Social Security may not be enough to make up the gap
According to Fast Facts and Figures about Social Security - 2023, the average monthly retirement benefit for men is $2,106 and for women is $1,714. So the average retired couple, according to these figures, may be receiving about $45,840 per year from Social Security. Unless a couple has another income source, this average couple may have a pretty difficult time making ends meet. Now you can see why the median amount saved of $200,000 is probably not enough.
Grown children may have to help parents financially
And that's where the grown children of Baby Boomers may be impacted. I personally know families who have had to make difficult choices in taking care of their aging parents. This could include parents moving in with their grown children and their family; grown children paying for some (or all) of Mom and Dad's monthly bills; grown children quitting a job to care for a sick parent; and more.
Ask some questions
Do you know what your parents' financial situation is? How can we prepare for the unknown of helping parents financially? Start by asking a few questions.

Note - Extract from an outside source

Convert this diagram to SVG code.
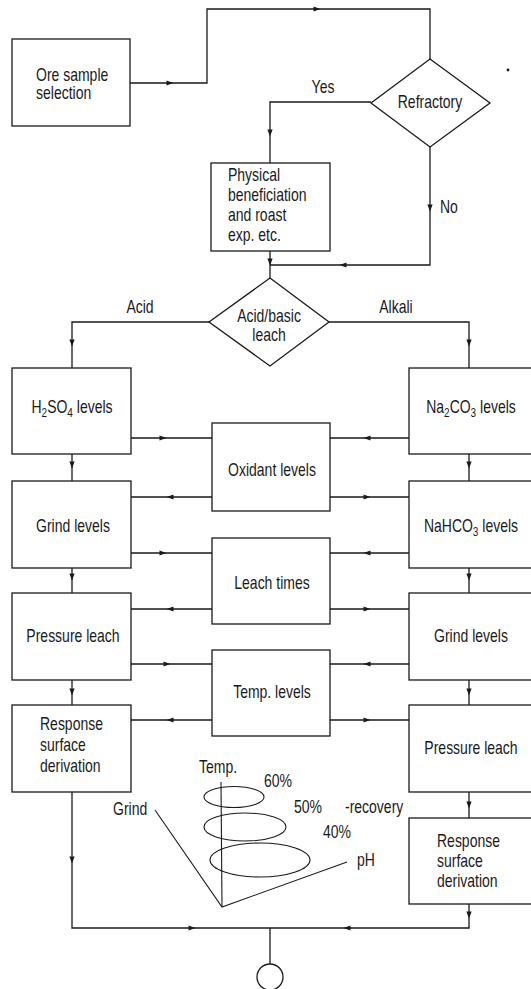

Even though the conversation might be difficult, in my view it's always better to know the facts. Even if what you learn could be concerning, it's better to know in advance when you can do some planning around the possibilities than to be taken by surprise. Here are a few questions to start with.
Do you have enough money to live the life you want to live?
How do you want to spend the last five years of your life, and how do you want to die?
Would it be okay if we looked at your investment accounts together? Are there any properties that you own and who is on the deed?
Are there any financial advisors, accountants, lawyers, insurance agents or other professionals involved in your financial life? Can you share their contact information and make a warm introduction?
Do you have siblings? Talk things over with them and see how each of you might be able to help. And don't forget to talk it over with your spouse as well.
Perhaps most important, make good saving choices now for yourself so that you don't put your children in the same situation.